Americans have four new wildlife refuges to celebrate this month! Interior Secretary Ken Salazar recently announced the designation of four new Wildlife Refuges that span five states and diverse ecosystems. Refuge designation for these critical lands and waters will protect them as important pieces of America’s natural heritage for the economic benefit and recreational enjoyment of generations to come. The new Refuges are:
- Flint Hills Legacy Conservation Area in Kansas,
- Dakota Grassland Conservation Area in North Dakota and South Dakota,
- Cherry Valley National Wildlife Refuge in Pennsylvania and
- Tulare Basin Wildlife Management area in California.

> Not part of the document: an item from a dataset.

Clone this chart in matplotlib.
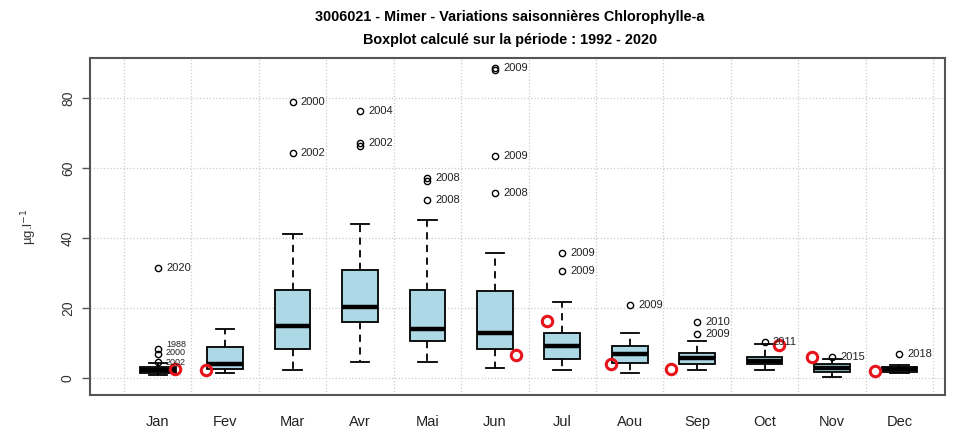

These new refuges are supported by diverse interests, which was highlighted by a bipartisan group of senators including Dianne Feinstein (D-Calif.), Tim Johnson (D-S.D.), John Thune (R-S.D.), Bob Casey (D-Pa.), Jerry Moran (R-Kan.) and Bill Nelson (D-Fla.) who spoke at the announcement event about the importance of conservation in their states.
All four new National Wildlife Refuge designations illustrate the value of conservation easements to large landscape protection. By protecting land for private owners while ensuring the long term protection of habitat, the Department of Interior is utilizing a valuable tool that brings people together in support of conservation.
The designation of these new Wildlife Refuges came just a day before Secretary Salazar announced the release of the first five state plans included in the Obama Administration’s America’s Great Outdoors: 50-State Report. The report is a state-by-state plan, which features a total of 100 locally-supported initiatives to reconnect Americans with the great outdoors.
The first five states for which the initiatives were announced are Florida, Georgia, North Carolina, South Carolina and Virginia. Among the initiatives that are spotlighted in these first few states, one stood out to The Wilderness Society as being particularly noteworthy.
In North Carolina, Elk Knob and the Long Hope Valley, a periglacial area that encompasses mountain bogs, grasslands, swamps and forests, has been named as a target initiative area. The conservation of this rich natural landscape represents a commitment to the protection of the 10 high-quality natural communities, 37 rare plants and eight rare animal species in the area. Conserving this 2,200-acre tract will add to previously preserved land in the area to comprise more than 50,000 acres of uninterrupted habitat.
The new National Wildlife Refuge designations and the launch of the 50-State Report mark the next steps forward with the Obama administration’s America’s Great Outdoors initiative and a great stride for the conservation of our national heritage.